Find the string "with" in the records. Copy every line it appears in.

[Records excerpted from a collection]
[start]

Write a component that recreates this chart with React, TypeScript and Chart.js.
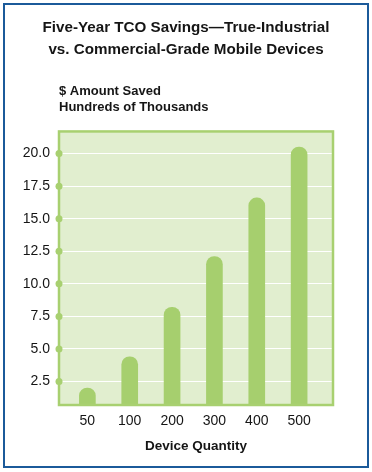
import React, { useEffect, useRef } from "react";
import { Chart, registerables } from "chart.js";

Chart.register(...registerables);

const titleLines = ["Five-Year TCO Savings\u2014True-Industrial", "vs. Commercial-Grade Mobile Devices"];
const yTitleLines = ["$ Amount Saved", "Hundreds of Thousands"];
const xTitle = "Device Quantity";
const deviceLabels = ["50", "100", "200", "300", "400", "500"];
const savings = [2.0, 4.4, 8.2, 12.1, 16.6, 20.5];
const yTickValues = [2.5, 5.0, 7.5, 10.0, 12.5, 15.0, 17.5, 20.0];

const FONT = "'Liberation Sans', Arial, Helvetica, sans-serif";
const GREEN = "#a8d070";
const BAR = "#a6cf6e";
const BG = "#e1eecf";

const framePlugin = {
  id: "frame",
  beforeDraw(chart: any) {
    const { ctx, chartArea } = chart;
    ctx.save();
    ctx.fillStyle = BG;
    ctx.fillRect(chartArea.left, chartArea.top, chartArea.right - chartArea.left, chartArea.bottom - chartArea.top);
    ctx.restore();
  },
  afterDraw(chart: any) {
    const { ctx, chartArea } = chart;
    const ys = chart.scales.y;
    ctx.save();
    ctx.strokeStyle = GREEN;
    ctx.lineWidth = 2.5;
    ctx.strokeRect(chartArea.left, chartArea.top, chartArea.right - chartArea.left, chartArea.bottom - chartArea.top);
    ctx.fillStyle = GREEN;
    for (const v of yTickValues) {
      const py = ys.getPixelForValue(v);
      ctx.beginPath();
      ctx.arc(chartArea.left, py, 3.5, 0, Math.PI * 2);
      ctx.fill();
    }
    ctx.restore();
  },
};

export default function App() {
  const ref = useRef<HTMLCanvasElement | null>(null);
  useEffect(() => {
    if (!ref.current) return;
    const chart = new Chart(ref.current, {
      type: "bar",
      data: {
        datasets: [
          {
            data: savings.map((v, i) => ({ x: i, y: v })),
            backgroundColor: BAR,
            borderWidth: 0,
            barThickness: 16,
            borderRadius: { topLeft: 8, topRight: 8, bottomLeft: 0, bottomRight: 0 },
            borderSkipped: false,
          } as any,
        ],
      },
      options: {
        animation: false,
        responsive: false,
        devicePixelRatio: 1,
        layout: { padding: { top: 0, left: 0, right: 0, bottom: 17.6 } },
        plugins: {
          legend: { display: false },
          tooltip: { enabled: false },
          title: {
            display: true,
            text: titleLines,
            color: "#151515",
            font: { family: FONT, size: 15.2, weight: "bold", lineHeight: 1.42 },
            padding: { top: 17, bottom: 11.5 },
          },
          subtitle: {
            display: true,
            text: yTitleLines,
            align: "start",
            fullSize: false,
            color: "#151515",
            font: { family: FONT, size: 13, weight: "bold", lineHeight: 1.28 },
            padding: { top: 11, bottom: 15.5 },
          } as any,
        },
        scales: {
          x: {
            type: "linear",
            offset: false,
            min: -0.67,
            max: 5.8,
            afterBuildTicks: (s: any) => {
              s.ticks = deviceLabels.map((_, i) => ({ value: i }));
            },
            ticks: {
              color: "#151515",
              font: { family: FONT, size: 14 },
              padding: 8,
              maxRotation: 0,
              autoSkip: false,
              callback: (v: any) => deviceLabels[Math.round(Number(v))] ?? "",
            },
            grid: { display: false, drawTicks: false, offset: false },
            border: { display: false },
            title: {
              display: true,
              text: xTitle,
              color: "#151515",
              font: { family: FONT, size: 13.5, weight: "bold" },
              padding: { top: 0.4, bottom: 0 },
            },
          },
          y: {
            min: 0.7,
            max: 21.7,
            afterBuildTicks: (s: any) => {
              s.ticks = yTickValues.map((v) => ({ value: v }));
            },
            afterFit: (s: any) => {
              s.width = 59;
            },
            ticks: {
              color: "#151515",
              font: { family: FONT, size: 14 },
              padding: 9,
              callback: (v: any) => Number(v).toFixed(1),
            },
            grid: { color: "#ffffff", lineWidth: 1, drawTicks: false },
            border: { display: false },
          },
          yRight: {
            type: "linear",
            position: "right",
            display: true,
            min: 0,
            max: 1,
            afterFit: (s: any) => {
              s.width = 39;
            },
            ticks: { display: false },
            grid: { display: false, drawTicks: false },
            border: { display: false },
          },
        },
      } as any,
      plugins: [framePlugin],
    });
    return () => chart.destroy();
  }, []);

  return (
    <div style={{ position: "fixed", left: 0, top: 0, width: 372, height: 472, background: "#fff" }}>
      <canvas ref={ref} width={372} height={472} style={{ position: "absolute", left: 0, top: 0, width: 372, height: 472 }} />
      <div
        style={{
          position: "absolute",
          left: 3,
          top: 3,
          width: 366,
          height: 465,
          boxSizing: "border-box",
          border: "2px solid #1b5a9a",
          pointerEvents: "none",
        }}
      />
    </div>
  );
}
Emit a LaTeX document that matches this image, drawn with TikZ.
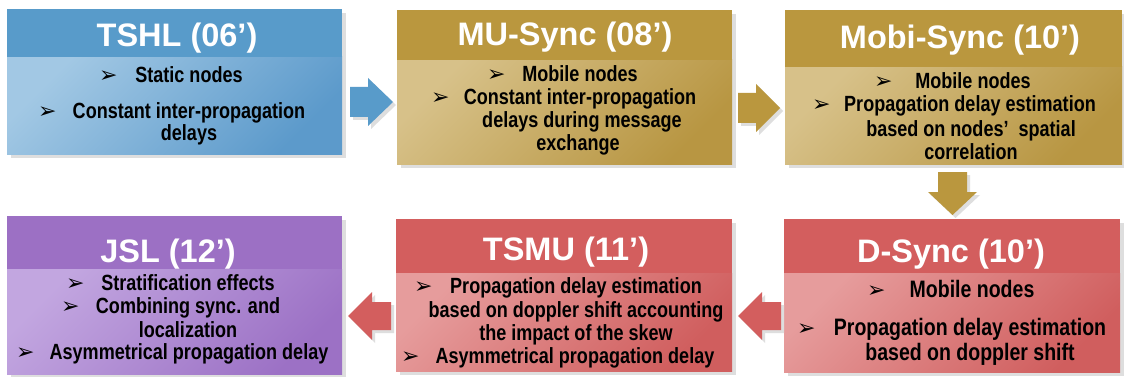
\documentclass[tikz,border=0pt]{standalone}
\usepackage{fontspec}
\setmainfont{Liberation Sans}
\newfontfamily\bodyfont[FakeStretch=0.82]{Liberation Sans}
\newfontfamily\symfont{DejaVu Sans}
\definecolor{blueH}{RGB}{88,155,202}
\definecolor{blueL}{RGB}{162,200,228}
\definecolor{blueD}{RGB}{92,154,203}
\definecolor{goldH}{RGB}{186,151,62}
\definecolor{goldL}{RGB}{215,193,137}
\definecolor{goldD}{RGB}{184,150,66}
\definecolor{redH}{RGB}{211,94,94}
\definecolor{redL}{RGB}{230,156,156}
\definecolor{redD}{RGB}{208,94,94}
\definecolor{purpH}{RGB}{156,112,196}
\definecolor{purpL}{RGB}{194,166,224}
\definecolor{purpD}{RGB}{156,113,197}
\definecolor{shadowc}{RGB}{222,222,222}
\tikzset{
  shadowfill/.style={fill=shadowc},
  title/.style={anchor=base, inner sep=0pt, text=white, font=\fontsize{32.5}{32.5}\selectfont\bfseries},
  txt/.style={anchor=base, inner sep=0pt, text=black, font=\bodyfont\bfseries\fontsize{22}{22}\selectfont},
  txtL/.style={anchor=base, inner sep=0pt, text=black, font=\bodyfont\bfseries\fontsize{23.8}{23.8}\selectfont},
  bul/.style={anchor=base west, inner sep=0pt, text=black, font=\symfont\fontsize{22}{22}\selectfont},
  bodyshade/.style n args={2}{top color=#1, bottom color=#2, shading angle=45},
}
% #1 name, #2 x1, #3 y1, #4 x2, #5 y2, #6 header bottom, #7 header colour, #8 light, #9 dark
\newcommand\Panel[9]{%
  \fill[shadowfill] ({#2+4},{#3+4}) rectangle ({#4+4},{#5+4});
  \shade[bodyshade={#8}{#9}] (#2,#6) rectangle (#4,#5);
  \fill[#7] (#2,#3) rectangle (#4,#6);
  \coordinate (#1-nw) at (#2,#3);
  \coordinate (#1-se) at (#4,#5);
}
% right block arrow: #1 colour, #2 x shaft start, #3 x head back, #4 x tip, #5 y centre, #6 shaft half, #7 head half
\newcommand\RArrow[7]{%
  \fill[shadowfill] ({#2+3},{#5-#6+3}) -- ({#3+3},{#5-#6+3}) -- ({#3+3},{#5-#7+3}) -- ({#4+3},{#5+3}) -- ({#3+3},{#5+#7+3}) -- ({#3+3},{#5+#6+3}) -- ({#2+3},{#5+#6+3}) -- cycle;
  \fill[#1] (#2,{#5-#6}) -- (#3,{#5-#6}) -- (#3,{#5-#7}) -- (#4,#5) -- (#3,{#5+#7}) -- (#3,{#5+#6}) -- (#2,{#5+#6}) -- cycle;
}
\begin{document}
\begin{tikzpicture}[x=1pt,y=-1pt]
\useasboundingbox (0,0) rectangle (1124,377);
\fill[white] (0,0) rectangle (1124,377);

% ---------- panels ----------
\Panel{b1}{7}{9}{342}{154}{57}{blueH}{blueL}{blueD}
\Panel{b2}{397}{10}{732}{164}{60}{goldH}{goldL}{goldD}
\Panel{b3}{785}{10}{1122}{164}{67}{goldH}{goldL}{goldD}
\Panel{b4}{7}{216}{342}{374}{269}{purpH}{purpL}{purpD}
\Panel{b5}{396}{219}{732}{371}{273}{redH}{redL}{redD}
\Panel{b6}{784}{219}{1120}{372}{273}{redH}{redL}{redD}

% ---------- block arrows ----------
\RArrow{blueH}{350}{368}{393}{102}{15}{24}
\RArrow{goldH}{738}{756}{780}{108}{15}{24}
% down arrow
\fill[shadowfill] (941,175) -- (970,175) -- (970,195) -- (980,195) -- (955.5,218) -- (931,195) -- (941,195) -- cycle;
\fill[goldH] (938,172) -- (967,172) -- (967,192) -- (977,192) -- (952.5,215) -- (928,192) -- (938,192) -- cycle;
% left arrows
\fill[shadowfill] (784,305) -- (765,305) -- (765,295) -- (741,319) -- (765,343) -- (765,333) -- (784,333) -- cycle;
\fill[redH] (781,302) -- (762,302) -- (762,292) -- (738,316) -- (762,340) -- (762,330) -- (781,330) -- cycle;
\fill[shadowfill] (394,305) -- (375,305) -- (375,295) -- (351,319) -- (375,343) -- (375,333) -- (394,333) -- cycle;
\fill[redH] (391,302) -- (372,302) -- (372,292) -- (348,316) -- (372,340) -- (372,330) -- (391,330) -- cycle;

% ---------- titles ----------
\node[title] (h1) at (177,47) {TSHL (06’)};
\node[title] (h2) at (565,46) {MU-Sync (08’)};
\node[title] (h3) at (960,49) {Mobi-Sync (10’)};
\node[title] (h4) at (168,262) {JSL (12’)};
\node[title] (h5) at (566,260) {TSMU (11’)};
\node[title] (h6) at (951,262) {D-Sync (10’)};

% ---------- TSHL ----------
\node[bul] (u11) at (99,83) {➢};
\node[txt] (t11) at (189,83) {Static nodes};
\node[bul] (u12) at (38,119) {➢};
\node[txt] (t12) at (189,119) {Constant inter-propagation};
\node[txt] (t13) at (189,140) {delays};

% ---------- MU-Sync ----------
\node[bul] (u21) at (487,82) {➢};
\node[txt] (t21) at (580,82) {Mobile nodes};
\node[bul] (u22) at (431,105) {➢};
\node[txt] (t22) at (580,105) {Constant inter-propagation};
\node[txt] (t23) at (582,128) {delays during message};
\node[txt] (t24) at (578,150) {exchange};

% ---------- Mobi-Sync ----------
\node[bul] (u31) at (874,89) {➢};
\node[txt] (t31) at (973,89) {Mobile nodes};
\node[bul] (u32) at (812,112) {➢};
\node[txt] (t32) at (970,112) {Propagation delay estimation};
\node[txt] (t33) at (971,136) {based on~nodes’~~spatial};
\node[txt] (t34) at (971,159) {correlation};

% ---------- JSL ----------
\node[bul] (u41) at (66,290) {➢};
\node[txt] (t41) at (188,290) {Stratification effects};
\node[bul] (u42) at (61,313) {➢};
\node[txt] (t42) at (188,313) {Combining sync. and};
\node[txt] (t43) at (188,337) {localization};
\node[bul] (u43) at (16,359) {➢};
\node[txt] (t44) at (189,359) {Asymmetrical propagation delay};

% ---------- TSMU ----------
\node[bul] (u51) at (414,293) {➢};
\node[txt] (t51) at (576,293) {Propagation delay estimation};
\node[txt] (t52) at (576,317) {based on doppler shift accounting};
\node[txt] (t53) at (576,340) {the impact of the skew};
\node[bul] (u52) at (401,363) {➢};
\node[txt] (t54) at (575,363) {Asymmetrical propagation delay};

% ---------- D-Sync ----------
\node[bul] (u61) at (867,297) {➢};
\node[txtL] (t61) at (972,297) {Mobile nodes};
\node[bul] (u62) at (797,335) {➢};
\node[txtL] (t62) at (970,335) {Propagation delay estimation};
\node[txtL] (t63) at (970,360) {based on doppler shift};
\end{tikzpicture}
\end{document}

[end]

## Answer to this problem
Write a component that recreates this chart with React, TypeScript and Chart.js.
Emit a LaTeX document that matches this image, drawn with TikZ.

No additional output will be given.